La droite ou la gauche peuvent-elles entrer en décroissance ?
Ce n’est plus à « nous » de répondre ! On réglera rapidement la question de savoir qui est de droite et qui est de gauche. Il suffira de le demander aux interlocuteurs. On leur fera la politesse de les croire, sans aller chercher de quelles chapelles exactement ils ressortent, ou accepter que d’autres les en excluent. On se renseignera, lorsqu’il s’agit de textes politiques, pour savoir de quels partis ou mouvement ils proviennent, ou auxquels ils apportent des idées.

Officiellement, ni la gauche ni la droite n’évoquent le moindrement la décroissance dans leurs propositions de programmes politiques, alors que se prépare un renouvellement presque complet de la gestion collective. L’année 2006 est celle du choix des candidatures à l’élection présidentielle et des candidats à la députation, puisque les législatives auront également lieu en 2007. L’année suivante ce seront les élections municipales, le renouvellement de la moitié des Conseils généraux et celui de la moitié du Sénat.

Un seul des « représentants historiques » du parti des Verts parle de décroissance, mais il ne saurait avoir la prétention d’obliger l’« allié » socialiste à se rallier à cette « idée ». Il y a bien eu une motion proche de la décroissance au dernier congrès PS, sous le nom d’Utopia. Son score fut de 1,5 %, ce qui règle la question de son influence. On ne mentionnera même pas le troisième allié potentiel de la gauche polycéphale, le parti communiste.

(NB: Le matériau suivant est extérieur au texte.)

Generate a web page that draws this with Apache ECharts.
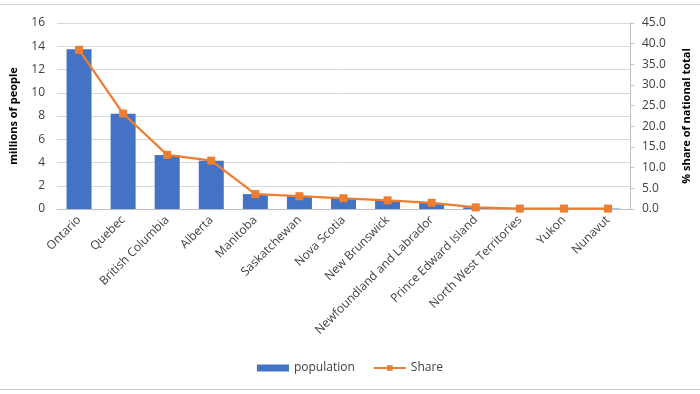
<!DOCTYPE html>
<html><head><meta charset="utf-8">
<script src="https://cdn.jsdelivr.net/npm/echarts@6/dist/echarts.min.js"></script>
<style>html,body{margin:0;padding:0;background:#fff}#c{width:700px;height:394px}</style>
</head><body><div id="c"></div>
<script>
const categories = ["Ontario","Quebec","British Columbia","Alberta","Manitoba","Saskatchewan","Nova Scotia","New Brunswick","Newfoundland and Labrador","Prince Edward Island","North West Territories","Yukon","Nunavut"];
const population = [13.75, 8.2, 4.65, 4.15, 1.28, 1.1, 0.93, 0.76, 0.52, 0.15, 0.044, 0.038, 0.036];
const share = [38.5, 23.1, 13.1, 11.7, 3.6, 3.1, 2.6, 2.1, 1.5, 0.4, 0.1, 0.1, 0.1];
const leftTicks = {min: 0, max: 16, interval: 2};
const rightTicks = {min: 0, max: 45, interval: 5};

const font = '"Open Sans", "Liberation Sans", sans-serif';
const chart = echarts.init(document.getElementById('c'), null, {renderer: 'canvas'});
chart.setOption({
  animation: false,
  textStyle: {fontFamily: font},
  graphic: [
    {type: 'line', shape: {x1: 0, y1: 4.5, x2: 700, y2: 4.5}, style: {stroke: '#d0d0d0', lineWidth: 1}},
    {type: 'line', shape: {x1: 0, y1: 389.5, x2: 700, y2: 389.5}, style: {stroke: '#c8c8c8', lineWidth: 1}}
  ],
  grid: {left: 50, right: 61, top: 23, bottom: 185},
  legend: {
    bottom: 15, left: 'center', itemGap: 18, itemWidth: 32, itemHeight: 7,
    textStyle: {fontSize: 12, color: '#404040', fontFamily: font},
    data: [{name: 'population', icon: 'rect'}, {name: 'Share'}]
  },
  xAxis: {
    type: 'category', data: categories,
    axisLine: {lineStyle: {color: '#bfbfbf'}},
    axisTick: {show: false},
    axisLabel: {rotate: 45, interval: 0, fontSize: 12, color: '#404040', margin: 9}
  },
  yAxis: [
    {type: 'value', min: leftTicks.min, max: leftTicks.max, interval: leftTicks.interval,
     name: 'millions of people', nameLocation: 'middle', nameGap: 38,
     nameTextStyle: {fontWeight: 'bold', fontSize: 11, color: '#000'},
     axisLabel: {fontSize: 12, color: '#404040', margin: 12},
     axisLine: {show: false}, axisTick: {show: false},
     splitLine: {lineStyle: {color: '#d9d9d9'}}},
    {type: 'value', min: rightTicks.min, max: rightTicks.max, interval: rightTicks.interval,
     name: '% share of national total', nameLocation: 'middle', nameGap: 51,
     nameTextStyle: {fontWeight: 'bold', fontSize: 11, color: '#000'},
     axisLabel: {fontSize: 12, color: '#404040', margin: 12, formatter: v => v.toFixed(1)},
     axisLine: {show: true, lineStyle: {color: '#bfbfbf'}},
     axisTick: {show: true, length: 4, lineStyle: {color: '#bfbfbf'}},
     splitLine: {show: false}}
  ],
  series: [
    {name: 'population', type: 'bar', data: population, yAxisIndex: 0,
     barWidth: 25, itemStyle: {color: '#4472C4'}},
    {name: 'Share', type: 'line', data: share, yAxisIndex: 1,
     symbol: 'rect', symbolSize: 8,
     lineStyle: {color: '#ED7D31', width: 2.25}, itemStyle: {color: '#ED7D31'}}
  ]
});
</script></body></html>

Le Parti Pour La Décroissance (PPLD), récemment fondé, est pour l’heure anecdotique. Il lui reviendra de démontrer son utilité et sa résonance dans les années qui viennent.

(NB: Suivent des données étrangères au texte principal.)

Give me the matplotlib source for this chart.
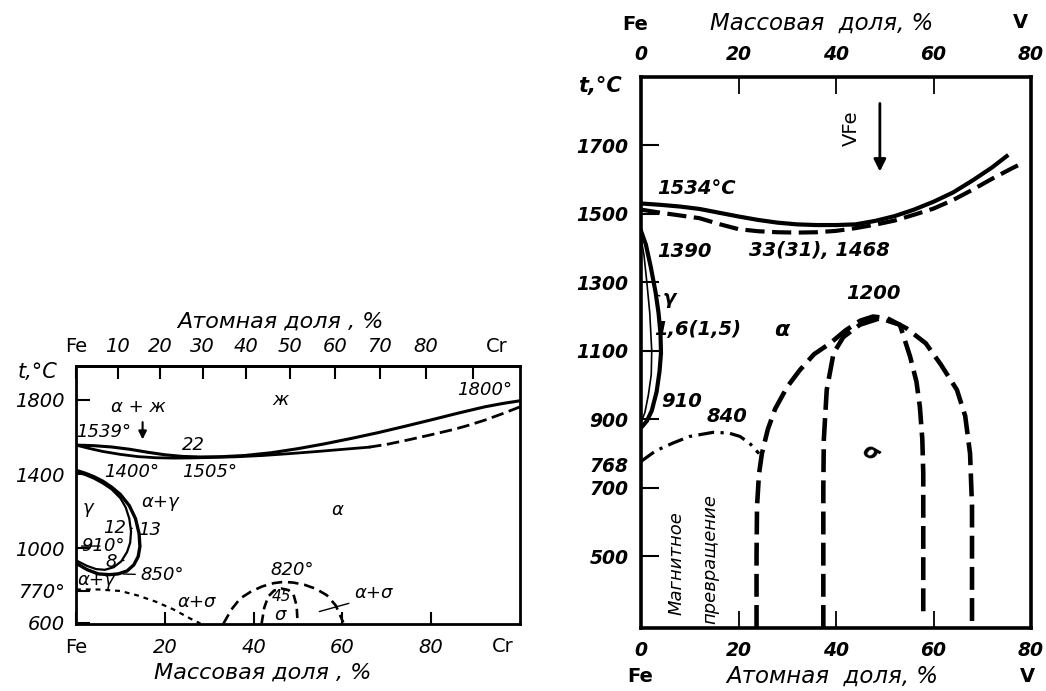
import numpy as np
import matplotlib.pyplot as plt

W, H = 1046, 691

# -------------------------------------------------
# Fe-Cr (left panel): mass % Cr, t in degC
# -------------------------------------------------
cr_liq_x = [0, 4, 8, 12, 16, 20, 24, 28, 33, 38, 44, 50, 56, 62, 68, 74, 80, 86, 92, 96, 100]
cr_liq_t = [1556, 1553, 1546, 1534, 1518, 1504, 1495, 1492, 1494, 1500, 1515, 1537, 1563,
            1592, 1623, 1657, 1692, 1728, 1762, 1780, 1795]

cr_sol_x = [0, 3, 6, 10, 14, 18, 22, 26, 30, 36, 42, 48, 54, 60, 66]
cr_sol_t = [1556, 1538, 1522, 1506, 1494, 1488, 1486, 1487, 1489, 1493, 1500, 1510, 1521, 1533, 1545]
cr_sol_dash_x = [66, 70, 75, 80, 85, 88, 92, 96, 100]
cr_sol_dash_t = [1545, 1560, 1585, 1612, 1640, 1660, 1690, 1725, 1762]

cr_gam_in_x = [0, 2, 4, 6, 8, 10, 11.2, 12, 12.4, 12.2, 11.5, 10.2, 8.5, 6.5, 4.5, 2.5, 0]
cr_gam_in_t = [1410, 1396, 1376, 1350, 1318, 1270, 1220, 1160, 1090, 1030, 980, 930, 898, 884, 888, 905, 935]
cr_gam_out_x = [0, 2, 4, 6, 8, 10, 12, 13.4, 14.2, 14.4, 14, 13, 11.5, 9.5, 7.5, 5, 2.5, 0]
cr_gam_out_t = [1420, 1405, 1386, 1362, 1330, 1290, 1230, 1160, 1080, 1010, 955, 910, 878, 862,
                858, 862, 885, 920]

cr_mag_x = [0, 5, 10, 14, 18, 22, 26, 28]
cr_mag_t = [778, 778, 770, 745, 712, 670, 618, 595]

cr_sig_out_x = [33.2, 35, 37, 39.5, 42, 44.5, 46.7, 49, 51.5, 54, 56.5, 58.5, 60.2]
cr_sig_out_t = [594, 670, 730, 768, 795, 812, 819, 815, 803, 782, 747, 692, 600]
cr_sig_in_x = [41.8, 42.4, 43.3, 44.6, 46.3, 47.8, 49, 49.7, 49.9]
cr_sig_in_t = [594, 680, 740, 772, 783, 775, 750, 690, 600]

cr_yticks = [600, 770, 1000, 1400, 1800]
cr_ylabels = ['600', '770°', '1000', '1400', '1800']
cr_mass_ticks = [0, 20, 40, 60, 80]
cr_mass_labels = ['Fe', '20', '40', '60', '80']
cr_atom_ticks = [0, 10, 20, 30, 40, 50, 60, 70, 80, 90]
cr_atom_labels = ['Fe', '10', '20', '30', '40', '50', '60', '70', '80', '']

# -------------------------------------------------
# Fe-V (right panel): % V, t in degC
# -------------------------------------------------
v_liq_x = [0, 4, 8, 12, 16, 20, 24, 28, 32, 36, 40, 44, 48, 52, 56, 60, 64, 68, 72, 75]
v_liq_t = [1530, 1526, 1521, 1514, 1503, 1492, 1482, 1474, 1469, 1467, 1467, 1469, 1479,
           1493, 1512, 1535, 1562, 1597, 1635, 1668]

v_sol_x = [0, 4, 8, 12, 16, 20, 24, 28, 32, 36, 40, 44, 48, 52, 56, 60, 64, 68, 72, 76, 78]
v_sol_t = [1512, 1503, 1495, 1487, 1470, 1455, 1449, 1446, 1445, 1446, 1450, 1458, 1468,
           1480, 1497, 1515, 1540, 1570, 1602, 1632, 1646]

v_gam_out_x = [0, 1, 2, 3, 3.6, 4.0, 4.1, 3.8, 3.2, 2.2, 1.2, 0]
v_gam_out_t = [1450, 1410, 1345, 1270, 1210, 1150, 1093, 1040, 980, 925, 895, 875]
v_gam_in_x = [0, 0.6, 1.2, 1.8, 2.2, 2.1, 1.5, 0.8, 0]
v_gam_in_t = [1430, 1380, 1300, 1210, 1100, 1030, 970, 920, 890]

v_mag_x = [0, 3, 6.6, 10, 14.8, 18, 20.3, 22.3, 24.2]
v_mag_t = [777, 808, 831, 850, 862, 860, 850, 830, 800]

v_sig_out_x = [23.7, 23.7, 23.8, 24.2, 24.8, 26, 27.5, 30, 32.6, 35.5, 38.8, 42, 45, 47.6,
               50.5, 54.4, 58.4, 61.5, 64.8, 66.5, 67.5, 67.9, 67.9]
v_sig_out_t = [291, 500, 646, 740, 800, 870, 930, 995, 1044, 1090, 1122, 1160, 1188, 1200,
               1195, 1166, 1122, 1060, 986, 910, 800, 646, 291]
v_sig_in_x = [37.4, 37.4, 37.5, 38.1, 39.5, 41.5, 44.9, 49, 53.1, 55.2, 56.5, 57.2, 57.7, 57.9, 57.9]
v_sig_in_t = [291, 700, 840, 986, 1093, 1140, 1176, 1195, 1176, 1083, 1010, 937, 843, 743, 330]

v_yticks = [500, 700, 900, 1100, 1300, 1500, 1700]
v_xticks = [0, 20, 40, 60, 80]


def px(x, y):
    # pixel position in the 1046x691 picture -> figure fraction
    return x / W, 1 - y / H


def mass_to_at(m):
    m = np.clip(np.asarray(m, dtype=float), 0, 100)
    a = m / 52.0
    b = (100 - m) / 55.85
    return 100 * a / (a + b)


def at_to_mass(a):
    a = np.clip(np.asarray(a, dtype=float), 0, 100)
    m = a * 52.0
    f = (100 - a) * 55.85
    return 100 * m / (m + f)


it = dict(fontstyle='italic')
fig = plt.figure(figsize=(W / 100, H / 100), dpi=100)

# -------------------------------------------------
# Left: Fe-Cr
# -------------------------------------------------
ax1 = fig.add_axes([76 / W, 1 - 624 / H, 444 / W, (624 - 365.7) / H])
ax1.set_xlim(0, 100)
ax1.set_ylim(592, 1984)
for s in ax1.spines.values():
    s.set_linewidth(2)

ax1.plot(cr_liq_x, cr_liq_t, color='k', lw=2.2)
ax1.plot(cr_sol_x, cr_sol_t, color='k', lw=2.0)
ax1.plot(cr_sol_dash_x, cr_sol_dash_t, color='k', lw=2.0, dashes=(4.5, 2))
ax1.plot(cr_gam_in_x, cr_gam_in_t, color='k', lw=1.6)
ax1.plot(cr_gam_out_x, cr_gam_out_t, color='k', lw=2.4)
ax1.plot(cr_mag_x, cr_mag_t, color='k', lw=1.6, dashes=(2.2, 2.2))
ax1.plot(cr_sig_out_x, cr_sig_out_t, color='k', lw=1.9, dashes=(4, 2.2))
ax1.plot(cr_sig_in_x, cr_sig_in_t, color='k', lw=1.9, dashes=(3.5, 2))

ax1.set_yticks(cr_yticks, cr_ylabels)
ax1.set_xticks(cr_mass_ticks, cr_mass_labels)
ax1.tick_params(axis='y', direction='in', length=10, width=1.5, pad=8, labelsize=14)
ax1.tick_params(axis='x', direction='in', length=9, width=1.5, pad=10, labelsize=14)
for lab in ax1.get_xticklabels() + ax1.get_yticklabels():
    lab.set_fontstyle('normal' if lab.get_text() == 'Fe' else 'italic')

sec1 = ax1.secondary_xaxis('top', functions=(mass_to_at, at_to_mass))
sec1.set_xticks(cr_atom_ticks, cr_atom_labels)
sec1.tick_params(direction='in', length=9, width=1.5, pad=7, labelsize=14)
sec1.spines['top'].set_linewidth(2)
for lab in sec1.get_xticklabels():
    lab.set_fontstyle('normal' if lab.get_text() == 'Fe' else 'italic')

fig.text(*px(497, 347), 'Cr', fontsize=14, ha='center', va='center')
fig.text(*px(503, 647), 'Cr', fontsize=14, ha='center', va='center')
fig.text(*px(280, 322), 'Атомная доля , %', fontsize=16, ha='center', va='center', **it)
fig.text(*px(263, 673), 'Массовая доля , %', fontsize=16, ha='center', va='center', **it)
fig.text(*px(38, 372), 't,°C', fontsize=15, ha='center', va='center', **it)

tk = dict(fontsize=13, ha='center', va='center', **it)
ax1.text(14, 1761, 'α + ж', **tk)
ax1.text(46, 1799, 'ж', **tk)
ax1.text(92, 1853, '1800°', **tk)
ax1.text(6.3, 1626, '1539°', **tk)
ax1.annotate('', xy=(15, 1572), xytext=(15, 1695),
             arrowprops=dict(arrowstyle='-|>', lw=1.5, color='k', mutation_scale=12))
ax1.text(26.4, 1556, '22', **tk)
ax1.text(12.5, 1410, '1400°', **tk)
ax1.text(30.2, 1410, '1505°', **tk)
ax1.text(2.7, 1216, 'γ', **tk)
ax1.text(18.9, 1249, 'α+γ', **tk)
ax1.text(58.8, 1205, 'α', **tk)
ax1.text(8.8, 1107, '12', **tk)
ax1.annotate('13', xy=(12.4, 1108), xytext=(16.5, 1100), arrowprops=dict(arrowstyle='-', lw=1), **tk)
ax1.annotate('910°', xy=(0.6, 1012), xytext=(6, 1012), arrowprops=dict(arrowstyle='-', lw=1), **tk)
ax1.annotate('8', xy=(10.8, 935), xytext=(8, 925), arrowprops=dict(arrowstyle='-', lw=1), **tk)
ax1.annotate('850°', xy=(10, 862), xytext=(19.5, 855), arrowprops=dict(arrowstyle='-', lw=1), **tk)
ax1.text(4.5, 828, 'α+γ', **tk)
ax1.text(27.2, 711, 'α+σ', **tk)
ax1.text(48.6, 882, '820°', **tk)
ax1.text(46.3, 738, '45', fontsize=11, ha='center', va='center', **it)
ax1.text(46.0, 640, 'σ', **tk)
ax1.annotate('α+σ', xy=(54.2, 655), xytext=(67, 760),
             arrowprops=dict(arrowstyle='-', lw=1, relpos=(0, 0)), **tk)

# -------------------------------------------------
# Right: Fe-V
# -------------------------------------------------
ax2 = fig.add_axes([641 / W, 1 - 628.3 / H, 390 / W, (628.3 - 76.7) / H])
ax2.set_xlim(0, 80)
ax2.set_ylim(290, 1900)
for s in ax2.spines.values():
    s.set_linewidth(2.6)

ax2.plot(v_liq_x, v_liq_t, color='k', lw=3)
ax2.plot(v_sol_x, v_sol_t, color='k', lw=3, dashes=(4.6, 1.8))
ax2.plot(v_gam_out_x, v_gam_out_t, color='k', lw=3)
ax2.plot(v_gam_in_x, v_gam_in_t, color='k', lw=1.2)
ax2.plot(v_mag_x, v_mag_t, color='k', lw=2.3, dashes=(5, 2, 1, 2))
ax2.plot(v_sig_out_x, v_sig_out_t, color='k', lw=3.3, dashes=(5, 1.8))
ax2.plot(v_sig_in_x, v_sig_in_t, color='k', lw=3.3, dashes=(5, 1.8))

bi = dict(fontstyle='italic', fontweight='bold')
ax2.set_yticks(v_yticks)
ax2.set_yticks([768], ['768'], minor=True)
ax2.set_xticks(v_xticks)
ax2.tick_params(axis='y', which='major', direction='in', length=13, width=1.5, pad=9, labelsize=13.5)
ax2.tick_params(axis='y', which='minor', length=0, pad=9, labelsize=13.5)
ax2.tick_params(axis='x', direction='in', length=12, width=1.3, pad=9, labelsize=13.5,
                top=True, labeltop=True)
for lab in (ax2.get_xticklabels() + ax2.get_yticklabels()
            + ax2.get_yticklabels(minor=True)):
    lab.set_fontstyle('italic')
    lab.set_fontweight('bold')

fig.text(*px(635, 25), 'Fe', fontsize=14, fontweight='bold', ha='center', va='center')
fig.text(*px(1020, 22), 'V', fontsize=14, fontweight='bold', ha='center', va='center')
fig.text(*px(822, 23), 'Массовая  доля, %', fontsize=16.5, ha='center', va='center', **it)
fig.text(*px(640, 677), 'Fe', fontsize=14, fontweight='bold', ha='center', va='center')
fig.text(*px(1027, 677), 'V', fontsize=14, fontweight='bold', ha='center', va='center')
fig.text(*px(832, 676), 'Атомная  доля, %', fontsize=16.5, ha='center', va='center', **it)
fig.text(*px(600, 86), 't,°C', fontsize=15, ha='center', va='center', **bi)

tb = dict(fontsize=14, ha='center', va='center', **bi)
ax2.text(43.2, 1750, 'VFe', fontsize=14, rotation=90, ha='center', va='center')
ax2.annotate('', xy=(49, 1615), xytext=(49, 1830),
             arrowprops=dict(arrowstyle='-|>', lw=2, color='k', mutation_scale=18))
ax2.text(11.4, 1574, '1534°C', **tb)
ax2.text(9, 1389, '1390', **tb)
ax2.text(36.7, 1394, '33(31), 1468', **tb)
ax2.annotate('γ', xy=(3.4, 1262), xytext=(5.8, 1253),
             arrowprops=dict(arrowstyle='-', lw=1), **tb)
ax2.text(47.7, 1268, '1200', **tb)
ax2.text(11.6, 1161, '1,6(1,5)', **tb)
ax2.text(28.9, 1161, 'α', fontsize=16, ha='center', va='center', **bi)
ax2.text(8.3, 952, '910', **tb)
ax2.text(17.6, 908, '840', **tb)
ax2.text(47, 801, 'σ', fontsize=15, rotation=-30, ha='center', va='center', **bi)
ax2.text(7.3, 481, 'Магнитное', fontsize=13, rotation=90, ha='center', va='center', **it)
ax2.text(14.2, 491, 'превращение', fontsize=13, rotation=90, ha='center', va='center', **it)

fig.savefig('out.png', dpi=100)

Il nous reste à examiner, à gauche et à droite, ce qui fonde les programmes des partis à vocation majoritaire : c’est bien l’hymne à la « croissance » (l’augmentation du produit intérieur brut d’une année sur l’autre). Cette croissance ne se conçoit justement que dans une augmentation perpétuelle et forte, toujours dans le but d’améliorer l’ordinaire des entreprises, pourvoyeuses d’emplois, pour la droite, ou pour permettre plus de prélèvements sur les profits de celles-ci, afin d’augmenter la redistribution, pour la gauche.

Sur l’« axe droite/gauche », la situation apparaît donc bloquée pour la décroissance. Nous n’y pouvons rien. Notre agitation et nos tentatives de diffusion de l’idée existent évidemment en dehors de la « politique politicienne », c’est-à-dire électorale, mais elles n’ont pas d’influence directe dans les décisions concernant l’organisation collective de la société. Nous ne pouvons donc répondre ni à la première formulation de la question, ni à celle que nous proposons, sauf à accepter d’être de « droite » ou de « gauche ». C’est-à-dire hémiplégique, politiquement.

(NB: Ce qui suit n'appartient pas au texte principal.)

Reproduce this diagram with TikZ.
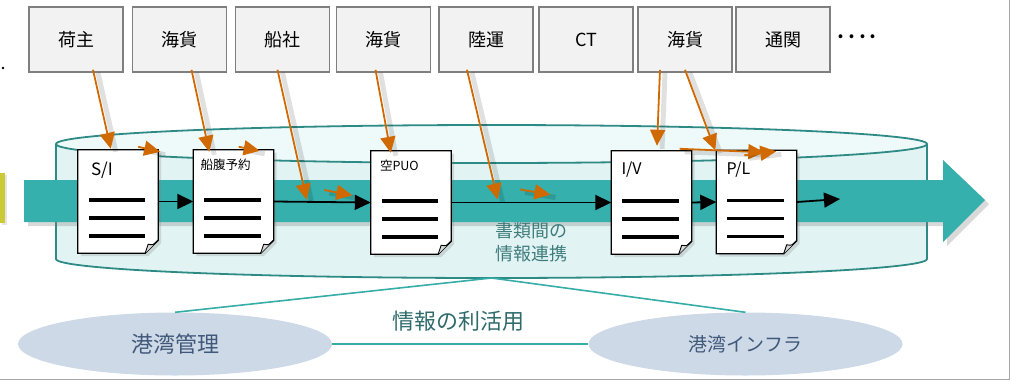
\documentclass[tikz,border=0pt]{standalone}
\usepackage{fontspec}
\setmainfont{Noto Sans CJK JP}
\usetikzlibrary{arrows.meta,calc,shadows,shapes.geometric}
\definecolor{teal1}{HTML}{35B0AC}
\definecolor{cylfill}{HTML}{E1F4F3}
\definecolor{cyltop}{HTML}{EEF9F9}
\definecolor{cylline}{HTML}{2E8A84}
\definecolor{orng}{HTML}{D06A00}
\definecolor{boxfill}{HTML}{F2F2F2}
\definecolor{boxline}{HTML}{7F7F7F}
\definecolor{ellfill}{HTML}{CDD9E6}
\definecolor{elltext}{HTML}{40587A}
\definecolor{tealtext}{HTML}{3F7C7C}
\definecolor{tealtext2}{HTML}{2F6B6B}
\definecolor{lnteal}{HTML}{36ADA6}
\definecolor{yel}{HTML}{CACA36}
\definecolor{frame}{HTML}{A6A6A6}
\newcommand\drawdoc[1]{%
  \draw[fill=white, line width=1.3pt, drop shadow={opacity=0.25, shadow xshift=3pt, shadow yshift=-3pt}]
    (#1.north west) -- (#1.north east) -- ($(#1.south east)+(0,-13)$) -- ($(#1.south east)+(-13,0)$) -- (#1.south west) -- cycle;
  \draw[fill=gray!30, line width=0.9pt, line join=round] ($(#1.south east)+(0,-13)$) .. controls ($(#1.south east)+(-5,-8)$) .. ($(#1.south east)+(-10,-9)$) -- ($(#1.south east)+(-13,0)$);
  \foreach \yy in {50,68,86} {\draw[line width=3.6pt] ($(#1.north west)+(11,\yy)$) -- ($(#1.north east)+(-13,\yy)$);}
}
\begin{document}
\begin{tikzpicture}[x=1pt,y=-1pt,
  topbox/.style={draw=boxline, line width=1.6pt, fill=boxfill, minimum width=94pt, minimum height=65pt, inner sep=0pt, font=\fontsize{18}{20}\selectfont},
  docnode/.style={minimum width=80pt, minimum height=103pt, inner sep=0pt},
  doclabel/.style={anchor=west, inner sep=0pt},
  blk/.style={line width=1.8pt, -{Triangle[length=16pt,width=15pt]}},
  oarr/.style={orng, line width=1.8pt, -{Triangle[length=16pt,width=15pt]},
    preaction={draw=black, draw opacity=0.12, line width=5pt, arrows={-}, transform canvas={xshift=5pt,yshift=-3pt}}},
  ell/.style={ellipse, fill=ellfill, minimum width=314pt, minimum height=63pt, inner sep=0pt},
  tline/.style={lnteal, line width=1.6pt}
]
\useasboundingbox (0,0) rectangle (1012,381);
% frame
\draw[frame, line width=1.6pt] (1009.5,0) -- (1009.5,379.5) -- (0,379.5);
% left remnants
\fill (3,68) circle (1.4pt);
\fill[yel, drop shadow={opacity=0.2, shadow xshift=2pt, shadow yshift=-2pt}] (0,173) rectangle (5,223);
% cylinder
\draw[fill=cylfill, draw=cylline, line width=1.8pt] (56,144) -- (56,259) arc[start angle=180, end angle=360, x radius=435.5pt, y radius=19pt] -- (927,144);
\draw[fill=cyltop, draw=cylline, line width=1.8pt] (491.5,144) ellipse [x radius=435.5pt, y radius=19pt];
\coordinate (cylbot) at (491.5,278);
% teal arrow
\fill[teal1, drop shadow={opacity=0.3, shadow xshift=4pt, shadow yshift=-4pt}] (24,180) -- (943,180) -- (943,160) -- (985,200) -- (943,242) -- (943,222) -- (24,222) -- cycle;
% top boxes
\node[topbox] (b1) at (76,39.5) {荷主};
\node[topbox] (b2) at (179.5,39.5) {海貨};
\node[topbox] (b3) at (282.5,39.5) {船社};
\node[topbox] (b4) at (383.5,39.5) {海貨};
\node[topbox] (b5) at (486,39.5) {陸運};
\node[topbox] (b6) at (586,39.5) {CT};
\node[topbox] (b7) at (685,39.5) {海貨};
\node[topbox] (b8) at (783,39.5) {通関};
\node[font=\fontsize{18}{20}\selectfont\bfseries] (dots) at (857,39) {····};
% documents
\node[docnode] (d1) at (118,201.5) {};
\node[docnode] (d2) at (233.5,201.5) {};
\node[docnode] (d3) at (411,202.5) {};
\node[docnode] (d4) at (651.5,202.5) {};
\node[docnode] (d5) at (756.5,202) {};
\drawdoc{d1}\drawdoc{d2}\drawdoc{d3}\drawdoc{d4}\drawdoc{d5}
\node[doclabel, font=\fontsize{17}{19}\selectfont] (l1) at ($(d1.north west)+(13,20)$) {S/I};
\node[doclabel, font=\fontsize{12.5}{14}\selectfont] (l2) at ($(d2.north west)+(7,15)$) {船腹予約};
\node[doclabel, font=\fontsize{12.5}{14}\selectfont] (l3) at ($(d3.north west)+(9,15)$) {空PUO};
\node[doclabel, font=\fontsize{16}{18}\selectfont] (l4) at ($(d4.north west)+(10,19)$) {I/V};
\node[doclabel, font=\fontsize{16}{18}\selectfont] (l5) at ($(d5.north west)+(10,19)$) {P/L};
% black flow arrows
\coordinate (endflow) at (840,199);
\draw[blk] (d1.east) -- (d2.west);
\draw[blk] (d2.east) -- (d3.west);
\draw[blk] (d3.east) -- (d4.west);
\draw[blk] (d4.east) -- (d5.west);
\draw[blk] (d5.east) -- (endflow);
% middle text
\node[tealtext, font=\fontsize{18}{23}\selectfont, align=center] (mid) at (531,242) {書類間の\\情報連携};
% orange arrows
\draw[oarr] ($(b1.south)+(17,-3)$) -- ($(d1.north west)+(33,-1)$);
\draw[oarr] ($(d1.north east)+(-20,-3)$) -- ($(d1.north east)+(2,2)$);
\draw[oarr] ($(b2.south)+(12,-3)$) -- ($(d2.north west)+(16,2)$);
\draw[oarr] ($(d2.north east)+(-35,-3)$) -- ($(d2.north east)+(-14,1)$);
\draw[oarr] ($(b3.south)+(-5,-3)$) -- ($(d2.east)!0.34!(d3.west)+(0,-2)$);
\draw[oarr] ($(d2.east)!0.52!(d3.west)+(0,-12)$) -- ($(d2.east)!0.81!(d3.west)+(0,-7)$);
\draw[oarr] ($(b4.south)+(-8,-3)$) -- ($(d3.north west)+(20,2)$);
\draw[oarr] ($(b5.south)+(-19,-3)$) -- ($(d3.east)!0.29!(d4.west)+(0,-3)$);
\draw[oarr] ($(d3.east)!0.43!(d4.west)+(0,-13)$) -- ($(d3.east)!0.62!(d4.west)+(0,-8)$);
\draw[oarr] ($(b7.south)+(-25,-3)$) -- ($(d4.north)+(5.5,-5)$);
\draw[oarr] ($(b7.south)+(0,-3)$) -- ($(d5.north west)+(-1,0)$);
\draw[oarr] ($(d4.north east)+(-12,-2)$) -- ($(d5.north west)+(48,2)$);
\draw[oarr] ($(d5.north west)+(28,5)$) -- ($(d5.north west)+(60,1)$);
% bottom part
\node[ell, text=elltext, font=\fontsize{22}{24}\selectfont] (e1) at (175,344) {港湾管理};
\node[ell, text=elltext, font=\fontsize{19}{21}\selectfont] (e2) at (745.5,344) {港湾インフラ};
\draw[tline] (cylbot) -- (e1.north);
\draw[tline] (cylbot) -- (e2.north);
\draw[tline] (e1.east) -- (e2.west);
\node[tealtext2, font=\fontsize{22}{24}\selectfont] (use) at (458,321) {情報の利活用};
\end{tikzpicture}
\end{document}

Et pourtant, depuis plus de trente ans, (trente-quatre exactement si l’on prend comme point de référence la date de publication en français de Halte à la croissance ? [1]), et compte tenu de tout ce que nous savons depuis, il est incompréhensible que ceux qui nous gouvernent, qu’ils soient de droite ou de gauche, ne tiennent aucun compte des risques majeurs liés à l’obsession de la croissance. Tout se passe comme si la crise climatique, la fin programmée des hydrocarbures bon marché et la réduction de la biodiversité n’existaient pas pour ceux qui façonnent notre futur.

Cet aveuglement s’accompagne d’une perte quasi totale des habituels repérages gauche droite. Par exemple, la gauche de Tony Blair se retrouve la plus fidèle alliée de la droite des Etats-Unis tandis que l’Allemagne s’engage dans une grande alliance gauche, droite.

Je considère que la question de départ : « La décroissance se situe-t-elle sur l’axe gauche/droite ? », est une question pour les nantis, pour ceux qui font mine de se soucier du partage du gâteau toujours en leur faveur.

Je peux maintenant affirmer clairement que la décroissance échappe à « l’axe gauche/droite », faisant référence et honneur à la profession de comédien qui a su, chez nous, se sortir de ce dilemme en nommant le côté cour et le côté jardin : où que l’on se trouve sur une scène, on sait où l’on se tient par rapport aux autres et par rapport au lieu.

Ainsi libérés de la métaphore qui porte en elle une exclusion, nous pouvons nous atteler sans aucune restriction à l’étude et à la promotion du débat indispensable de la décroissance et de l’après-développement, c’est-à-dire, et à la suite de ceux qui en furent les pionniers, explorer les bases d’une pensée politique, économique, sociale et pratique à venir.


[1Rapport du Club de Rome, Fayard, Paris, 1972.